The cumulative incidence of the reoperated MCs in the present study is in line with previous studies [3,4,5, 7]. As the present study comprised only one DJF, the prediction analysis for DJF separately was not performed. Interestingly, the MCs correlated to the year of surgery, with surgery in the earlier years being more prone to MCs.

Our study confirms the validity of the GAP score in predicting MCs that require reoperation. The strength of this study is the relatively long follow-up time. To our best knowledge, there are very few long-term studies on the evaluation of the GAP score with more than five years of follow-up, as most studies meet a minimum follow-up period of two years [15, 16, 18,19,20,21,22,23]. In addition, we had an established clinical care team made up of highly experienced spine surgeons and nurses, and patient reachability for controls in the relatively stable catchment area was high. Furthermore, the large amount of prospectively collected data that extensively covered patient demographic data and exact time points as an example of MCs is a further strength of this study.

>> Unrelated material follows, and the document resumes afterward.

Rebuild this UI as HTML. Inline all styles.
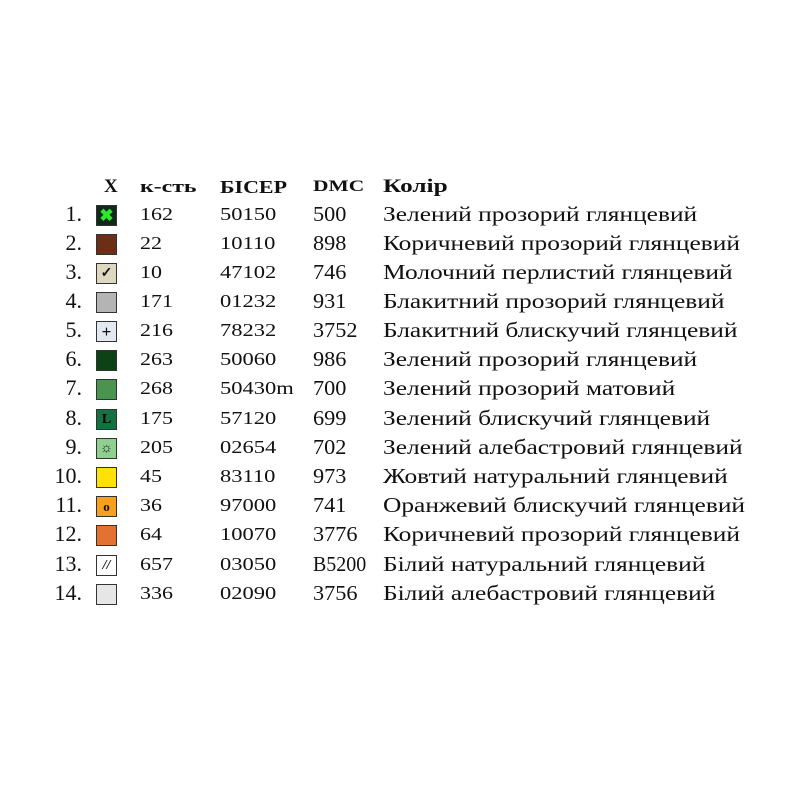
<!DOCTYPE html>
<html><head><meta charset="utf-8"><style>
body{margin:0;width:800px;height:800px;background:#fff;font-family:"Liberation Serif",serif;color:#111;position:relative;overflow:hidden}
.r{position:absolute;left:0;height:29px;width:800px}
.r span{position:absolute;white-space:nowrap;transform-origin:0 50%}
.n{right:718px;font-size:22px;top:-1px}
.sw{left:96px;top:3px;width:21px;height:21px;border:1px solid #333;box-sizing:border-box;display:flex;align-items:center;justify-content:center;font-size:14px;font-weight:bold;line-height:1}
.q{left:140px;font-size:18px;top:2px;transform:scaleX(1.22)}
.b{left:220px;font-size:18px;top:2px;transform:scaleX(1.25)}
.d{left:313px;font-size:21px;top:0;transform:scaleX(1.06)}
.c{left:383px;font-size:21px;top:0;transform:scaleX(1.21)}
.h span{font-weight:bold}
</style></head><body>
<div class="r h" style="top:176px">
<span style="left:104px;font-size:19px">X</span>
<span style="left:140px;font-size:17px;top:1px;transform:scaleX(1.4)">к-сть</span>
<span style="left:220px;font-size:18px;top:1px;transform:scaleX(1.22)">БІСЕР</span>
<span style="left:313px;font-size:16px;top:2px;transform:scaleX(1.34)">DMC</span>
<span style="left:383px;font-size:19px;transform:scaleX(1.33)">Колір</span>
</div>
<div class="r" style="top:202px"><span class="n">1.</span><span class="sw" style="background:#102a1a;color:#2ee82e;font-size:17px">✖</span><span class="q">162</span><span class="b">50150</span><span class="d">500</span><span class="c">Зелений прозорий глянцевий</span></div>
<div class="r" style="top:231px"><span class="n">2.</span><span class="sw" style="background:#6b2f17"></span><span class="q">22</span><span class="b">10110</span><span class="d">898</span><span class="c">Коричневий прозорий глянцевий</span></div>
<div class="r" style="top:260px"><span class="n">3.</span><span class="sw" style="background:#ddd9c0">✓</span><span class="q">10</span><span class="b">47102</span><span class="d">746</span><span class="c">Молочний перлистий  глянцевий</span></div>
<div class="r" style="top:289px"><span class="n">4.</span><span class="sw" style="background:#b4b4b4"></span><span class="q">171</span><span class="b">01232</span><span class="d">931</span><span class="c">Блакитний прозорий  глянцевий</span></div>
<div class="r" style="top:318px"><span class="n">5.</span><span class="sw" style="background:#e3e9f0;font-size:17px">+</span><span class="q">216</span><span class="b">78232</span><span class="d">3752</span><span class="c">Блакитний блискучий  глянцевий</span></div>
<div class="r" style="top:347px"><span class="n">6.</span><span class="sw" style="background:#0d4216"></span><span class="q">263</span><span class="b">50060</span><span class="d">986</span><span class="c">Зелений прозорий  глянцевий</span></div>
<div class="r" style="top:376px"><span class="n">7.</span><span class="sw" style="background:#4a944f"></span><span class="q">268</span><span class="b">50430m</span><span class="d">700</span><span class="c">Зелений прозорий  матовий</span></div>
<div class="r" style="top:406px"><span class="n">8.</span><span class="sw" style="background:#137240;color:#000">L</span><span class="q">175</span><span class="b">57120</span><span class="d">699</span><span class="c">Зелений блискучий глянцевий</span></div>
<div class="r" style="top:435px"><span class="n">9.</span><span class="sw" style="background:#8fcf8f;color:#111">☼</span><span class="q">205</span><span class="b">02654</span><span class="d">702</span><span class="c">Зелений алебастровий глянцевий</span></div>
<div class="r" style="top:464px"><span class="n">10.</span><span class="sw" style="background:#ffe10a"></span><span class="q">45</span><span class="b">83110</span><span class="d">973</span><span class="c">Жовтий натуральний глянцевий</span></div>
<div class="r" style="top:493px"><span class="n">11.</span><span class="sw" style="background:#f7a020;font-size:13px">o</span><span class="q">36</span><span class="b">97000</span><span class="d">741</span><span class="c">Оранжевий блискучий глянцевий</span></div>
<div class="r" style="top:522px"><span class="n">12.</span><span class="sw" style="background:#e37232"></span><span class="q">64</span><span class="b">10070</span><span class="d">3776</span><span class="c">Коричневий прозорий глянцевий</span></div>
<div class="r" style="top:552px"><span class="n">13.</span><span class="sw" style="background:#fff;font-style:italic">//</span><span class="q">657</span><span class="b">03050</span><span class="d" style="transform:scaleX(0.95)">B5200</span><span class="c">Білий натуральний глянцевий</span></div>
<div class="r" style="top:581px"><span class="n">14.</span><span class="sw" style="background:#e6e6e6"></span><span class="q">336</span><span class="b">02090</span><span class="d">3756</span><span class="c">Білий алебастровий глянцевий</span></div>
</body></html>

The limitations of this study are the relatively small number of patients and the heterogenous indications for ASD correction. In addition, the follow-up time of the patients who were operated in previous few years was uneven. Further, learning curve and the development of surgical techniques in ASD surgery may have biased the results, as those patients who underwent the most recent techniques tolerated a poor GAP score better. Also, the weakness of the study is that it does not take into account the effect of patient-reported outcome measurements (PROMs) on reoperations, although the decision to reoperation was made based on the patient's symptoms and radiographic MCs together. We are conducting another study where we evaluate PROMs and reoperations due to MCs among ASD patients. The predictability of clinical outcomes for reoperations due to MCs would also be worth of an investigation.

Conclusion

This study confirms the validity of the GAP score to predict MCs requiring reoperation after ASD surgery. The best predictive value for surgically treated MC was found with the GAP score \(\ge\) 5. The lordosis distribution index (LDI) and the relative spinopelvic alignment (RSA) were the best individual parameters of the GAP score to predict MCs. The cumulative percentage of surgically treated MCs was 18%. Bone-related MCs generally occurred earlier than implant-related MCs.